(Records with drawing code)
+++
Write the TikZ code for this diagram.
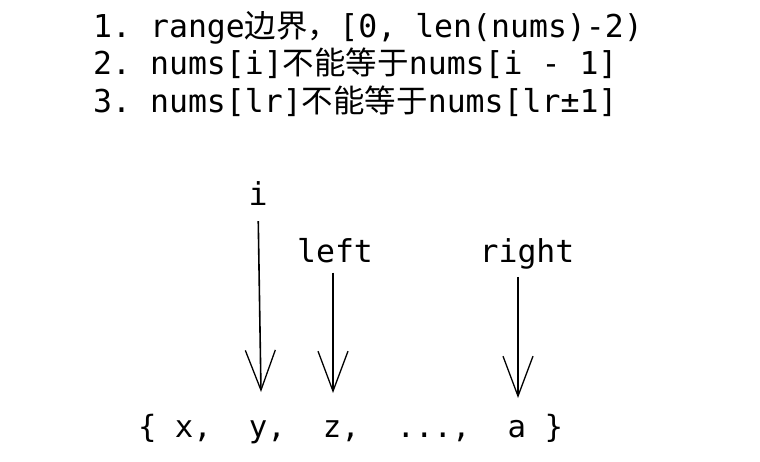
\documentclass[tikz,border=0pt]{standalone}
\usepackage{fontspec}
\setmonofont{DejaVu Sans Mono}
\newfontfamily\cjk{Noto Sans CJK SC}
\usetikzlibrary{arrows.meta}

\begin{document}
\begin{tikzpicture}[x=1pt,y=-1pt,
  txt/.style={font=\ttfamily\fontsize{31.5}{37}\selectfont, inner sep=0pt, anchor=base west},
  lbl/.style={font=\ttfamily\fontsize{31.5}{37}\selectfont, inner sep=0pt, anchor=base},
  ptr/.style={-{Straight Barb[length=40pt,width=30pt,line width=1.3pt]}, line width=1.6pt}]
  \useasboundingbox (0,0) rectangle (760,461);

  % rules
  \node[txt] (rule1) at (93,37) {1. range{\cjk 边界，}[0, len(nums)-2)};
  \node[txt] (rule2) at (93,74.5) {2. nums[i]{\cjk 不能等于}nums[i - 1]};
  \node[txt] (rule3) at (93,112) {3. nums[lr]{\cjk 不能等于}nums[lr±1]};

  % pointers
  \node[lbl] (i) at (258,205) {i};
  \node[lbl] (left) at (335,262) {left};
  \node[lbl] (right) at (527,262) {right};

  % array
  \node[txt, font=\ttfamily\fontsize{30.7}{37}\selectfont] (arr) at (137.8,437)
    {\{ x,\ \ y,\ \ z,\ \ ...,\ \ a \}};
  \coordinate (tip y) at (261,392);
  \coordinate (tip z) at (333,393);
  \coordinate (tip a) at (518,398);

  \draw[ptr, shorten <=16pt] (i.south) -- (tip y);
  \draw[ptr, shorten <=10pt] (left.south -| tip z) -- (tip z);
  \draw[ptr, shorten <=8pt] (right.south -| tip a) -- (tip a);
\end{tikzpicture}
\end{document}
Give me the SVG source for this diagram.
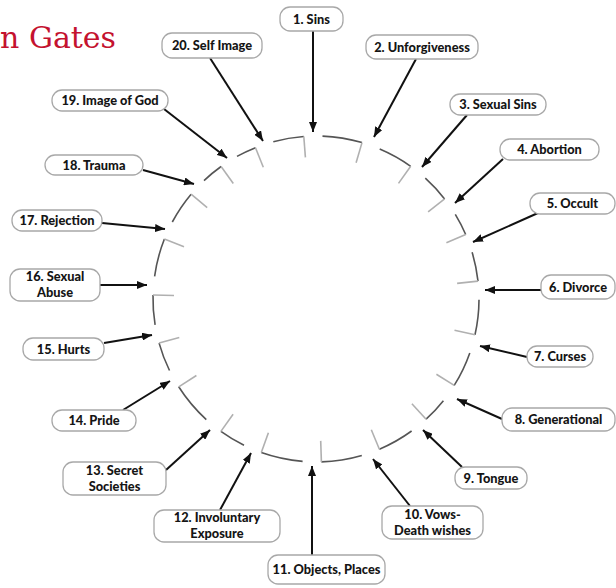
+++
### What you are asked to do
Scan the records for the string "this". Copy each line in which it appears.

### Exercise solution
Write the TikZ code for this diagram.
Give me the SVG source for this diagram.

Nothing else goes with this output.